## What you should do
Skip every picture, and extract verbatim the lines from the line containing "Write the Bokeh code for this chart." to the line containing "from bokeh.resources import INLINE", both lines included.

## Supplied data
■ ■ ■ ■ ■

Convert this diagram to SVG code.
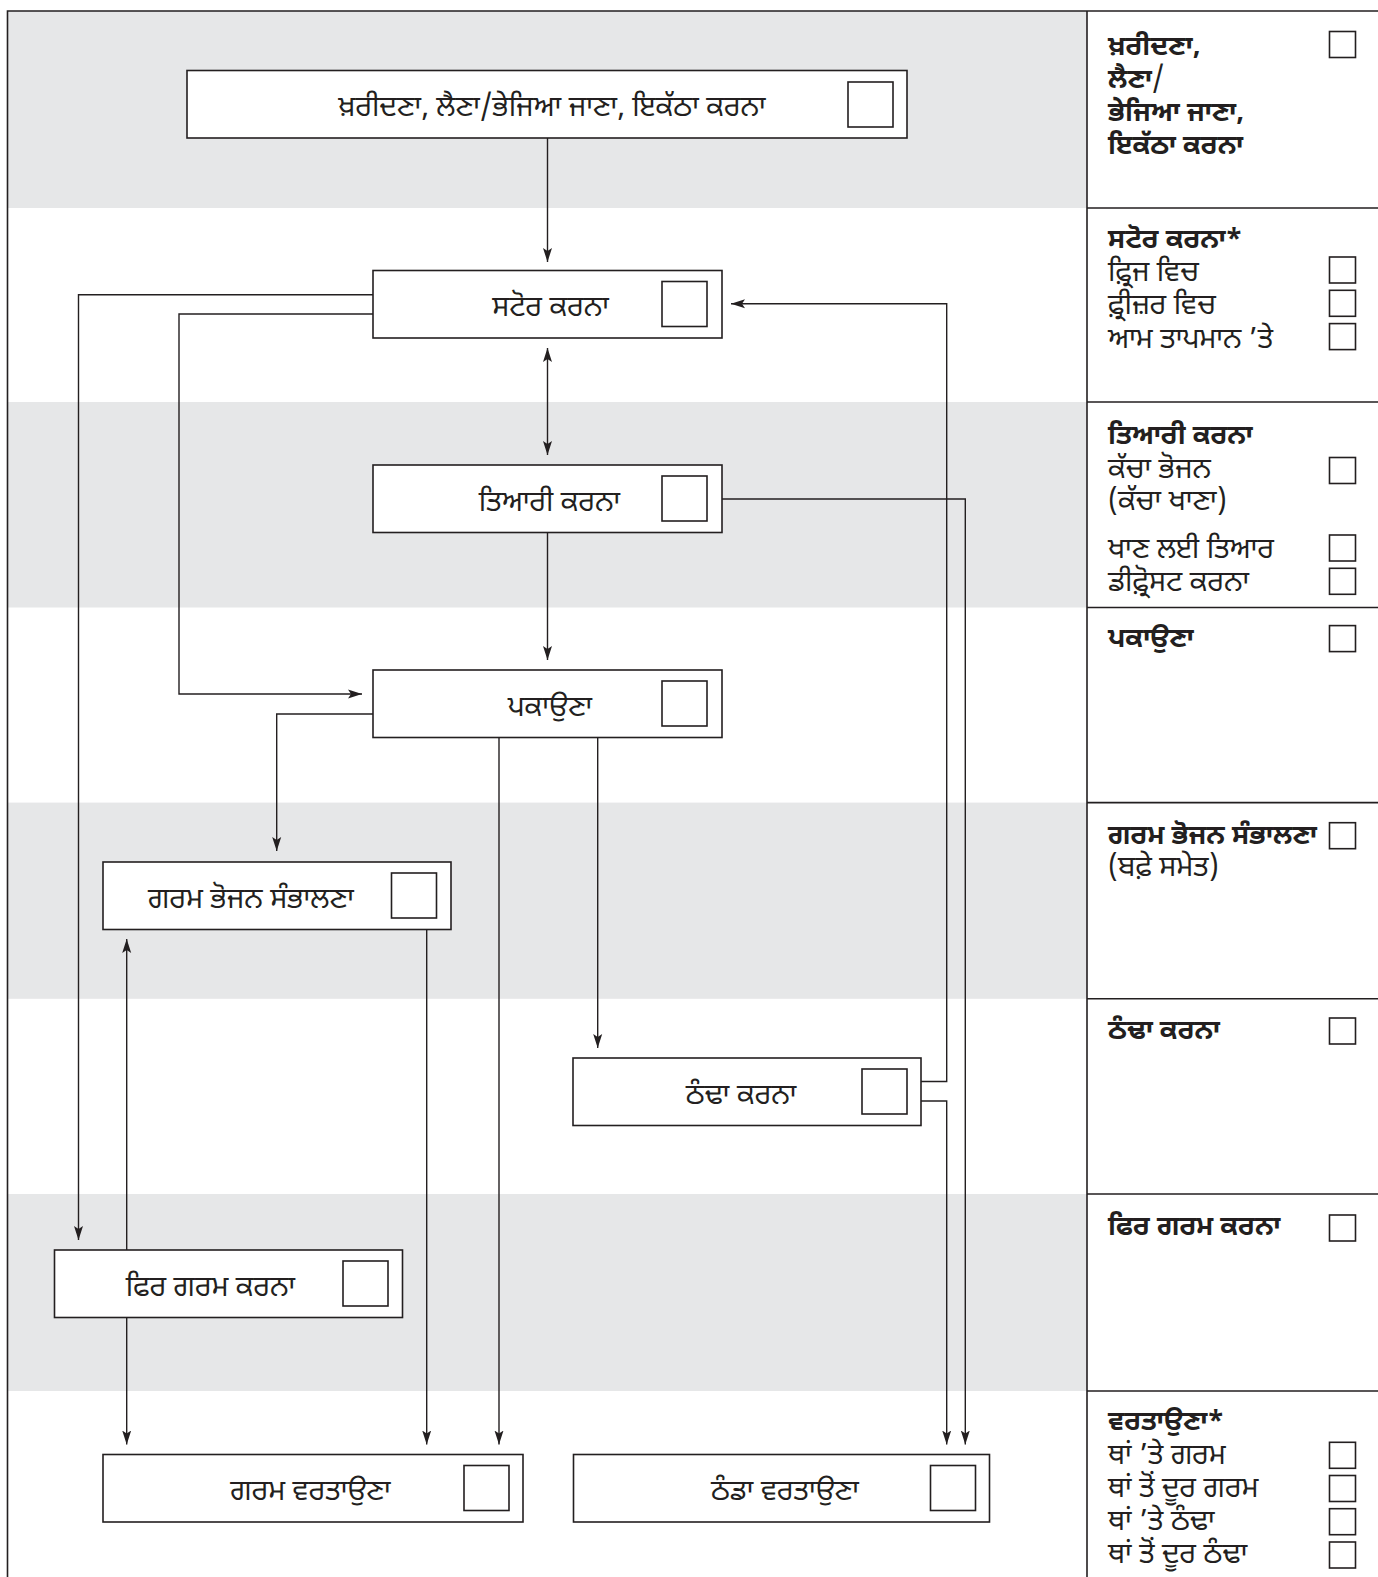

■ ■ ■ ■ ■

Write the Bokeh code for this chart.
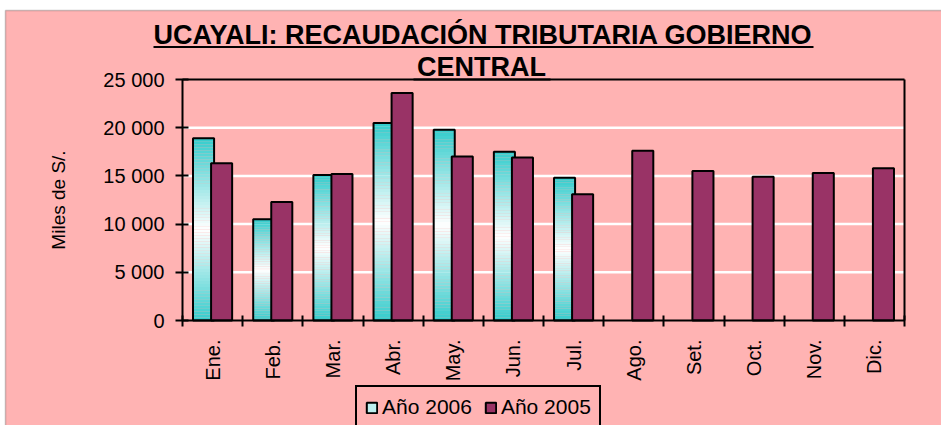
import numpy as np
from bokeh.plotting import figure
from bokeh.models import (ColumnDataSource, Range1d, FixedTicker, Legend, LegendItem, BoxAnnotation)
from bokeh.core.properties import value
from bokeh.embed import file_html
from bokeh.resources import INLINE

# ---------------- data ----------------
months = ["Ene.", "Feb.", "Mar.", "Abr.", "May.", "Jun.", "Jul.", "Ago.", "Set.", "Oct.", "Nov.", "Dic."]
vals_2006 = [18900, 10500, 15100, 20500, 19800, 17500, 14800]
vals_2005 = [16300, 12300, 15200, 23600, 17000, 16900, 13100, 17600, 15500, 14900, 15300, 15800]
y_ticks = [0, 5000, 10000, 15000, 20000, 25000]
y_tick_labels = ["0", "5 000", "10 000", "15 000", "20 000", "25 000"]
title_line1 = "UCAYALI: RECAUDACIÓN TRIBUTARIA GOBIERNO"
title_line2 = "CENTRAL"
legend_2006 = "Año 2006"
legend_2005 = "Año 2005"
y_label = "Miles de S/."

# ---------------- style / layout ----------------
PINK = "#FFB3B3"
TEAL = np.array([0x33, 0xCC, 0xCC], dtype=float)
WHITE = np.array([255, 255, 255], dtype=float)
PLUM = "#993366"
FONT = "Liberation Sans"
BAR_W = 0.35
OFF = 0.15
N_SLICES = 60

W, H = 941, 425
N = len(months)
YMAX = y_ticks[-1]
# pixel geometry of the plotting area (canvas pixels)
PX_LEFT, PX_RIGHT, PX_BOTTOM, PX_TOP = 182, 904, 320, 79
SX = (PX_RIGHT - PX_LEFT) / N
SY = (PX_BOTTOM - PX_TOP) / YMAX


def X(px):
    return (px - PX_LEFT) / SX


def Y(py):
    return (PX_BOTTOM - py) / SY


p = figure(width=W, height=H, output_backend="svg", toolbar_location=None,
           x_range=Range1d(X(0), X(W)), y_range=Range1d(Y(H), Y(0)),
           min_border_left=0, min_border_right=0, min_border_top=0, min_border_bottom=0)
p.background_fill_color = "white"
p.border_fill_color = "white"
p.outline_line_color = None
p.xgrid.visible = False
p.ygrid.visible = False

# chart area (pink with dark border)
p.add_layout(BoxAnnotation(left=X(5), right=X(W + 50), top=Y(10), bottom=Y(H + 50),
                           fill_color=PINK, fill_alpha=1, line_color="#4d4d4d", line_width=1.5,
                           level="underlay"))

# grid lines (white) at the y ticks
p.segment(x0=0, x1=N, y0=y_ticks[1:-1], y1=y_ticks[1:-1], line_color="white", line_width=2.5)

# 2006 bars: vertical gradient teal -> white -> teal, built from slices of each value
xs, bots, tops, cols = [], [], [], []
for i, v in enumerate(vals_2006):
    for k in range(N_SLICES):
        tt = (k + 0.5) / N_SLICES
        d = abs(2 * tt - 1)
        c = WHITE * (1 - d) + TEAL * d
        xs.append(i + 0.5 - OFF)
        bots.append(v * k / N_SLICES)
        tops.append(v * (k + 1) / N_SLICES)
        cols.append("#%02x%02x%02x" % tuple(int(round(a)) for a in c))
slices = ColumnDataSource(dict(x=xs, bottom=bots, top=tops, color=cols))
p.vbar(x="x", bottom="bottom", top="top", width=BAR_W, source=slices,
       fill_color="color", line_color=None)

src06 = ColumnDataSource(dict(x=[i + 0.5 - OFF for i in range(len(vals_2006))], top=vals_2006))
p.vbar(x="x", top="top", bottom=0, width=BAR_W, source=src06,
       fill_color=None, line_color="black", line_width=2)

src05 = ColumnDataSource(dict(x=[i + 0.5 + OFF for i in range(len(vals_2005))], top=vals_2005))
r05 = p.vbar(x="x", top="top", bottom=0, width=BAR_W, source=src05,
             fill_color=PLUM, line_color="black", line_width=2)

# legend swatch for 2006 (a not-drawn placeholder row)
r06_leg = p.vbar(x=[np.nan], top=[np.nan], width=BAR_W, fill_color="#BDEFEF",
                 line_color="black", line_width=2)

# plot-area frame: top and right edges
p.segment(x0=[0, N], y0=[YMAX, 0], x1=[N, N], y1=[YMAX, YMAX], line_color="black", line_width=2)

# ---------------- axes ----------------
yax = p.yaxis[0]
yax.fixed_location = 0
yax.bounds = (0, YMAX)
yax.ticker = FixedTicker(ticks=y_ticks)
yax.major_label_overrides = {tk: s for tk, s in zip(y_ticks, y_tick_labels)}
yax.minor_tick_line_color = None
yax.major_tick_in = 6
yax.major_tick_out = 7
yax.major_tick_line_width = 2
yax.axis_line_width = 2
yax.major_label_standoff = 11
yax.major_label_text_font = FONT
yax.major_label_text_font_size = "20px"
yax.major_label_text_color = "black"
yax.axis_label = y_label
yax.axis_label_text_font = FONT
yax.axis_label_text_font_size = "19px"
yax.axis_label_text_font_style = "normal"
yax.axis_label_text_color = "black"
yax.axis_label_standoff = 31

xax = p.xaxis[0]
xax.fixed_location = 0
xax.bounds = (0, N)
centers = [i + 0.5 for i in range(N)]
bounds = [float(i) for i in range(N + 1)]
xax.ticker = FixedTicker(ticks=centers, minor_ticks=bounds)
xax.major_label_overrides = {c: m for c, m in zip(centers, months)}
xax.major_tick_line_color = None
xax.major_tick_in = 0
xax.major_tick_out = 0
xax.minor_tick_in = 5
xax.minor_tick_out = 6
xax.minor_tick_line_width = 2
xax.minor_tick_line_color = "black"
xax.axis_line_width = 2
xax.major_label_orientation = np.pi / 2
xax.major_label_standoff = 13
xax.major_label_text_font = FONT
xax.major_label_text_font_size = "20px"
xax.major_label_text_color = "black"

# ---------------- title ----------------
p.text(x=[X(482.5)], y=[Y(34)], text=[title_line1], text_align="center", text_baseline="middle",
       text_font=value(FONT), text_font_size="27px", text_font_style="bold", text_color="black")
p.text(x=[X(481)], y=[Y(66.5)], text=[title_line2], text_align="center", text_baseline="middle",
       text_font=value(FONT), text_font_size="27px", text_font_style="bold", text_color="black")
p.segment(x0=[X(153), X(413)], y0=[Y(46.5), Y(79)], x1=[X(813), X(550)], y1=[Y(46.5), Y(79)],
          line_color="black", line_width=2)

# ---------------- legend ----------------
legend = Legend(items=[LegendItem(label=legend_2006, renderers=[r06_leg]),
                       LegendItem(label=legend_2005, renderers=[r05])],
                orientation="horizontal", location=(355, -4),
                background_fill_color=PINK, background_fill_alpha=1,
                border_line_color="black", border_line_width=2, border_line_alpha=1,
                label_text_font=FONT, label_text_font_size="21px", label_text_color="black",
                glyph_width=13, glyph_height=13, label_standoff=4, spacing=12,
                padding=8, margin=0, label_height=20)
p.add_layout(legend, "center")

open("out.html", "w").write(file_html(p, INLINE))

■ ■ ■ ■ ■

## Result of the exercise
Write the Bokeh code for this chart.
import numpy as np
from bokeh.plotting import figure
from bokeh.models import (ColumnDataSource, Range1d, FixedTicker, Legend, LegendItem, BoxAnnotation)
from bokeh.core.properties import value
from bokeh.embed import file_html
from bokeh.resources import INLINE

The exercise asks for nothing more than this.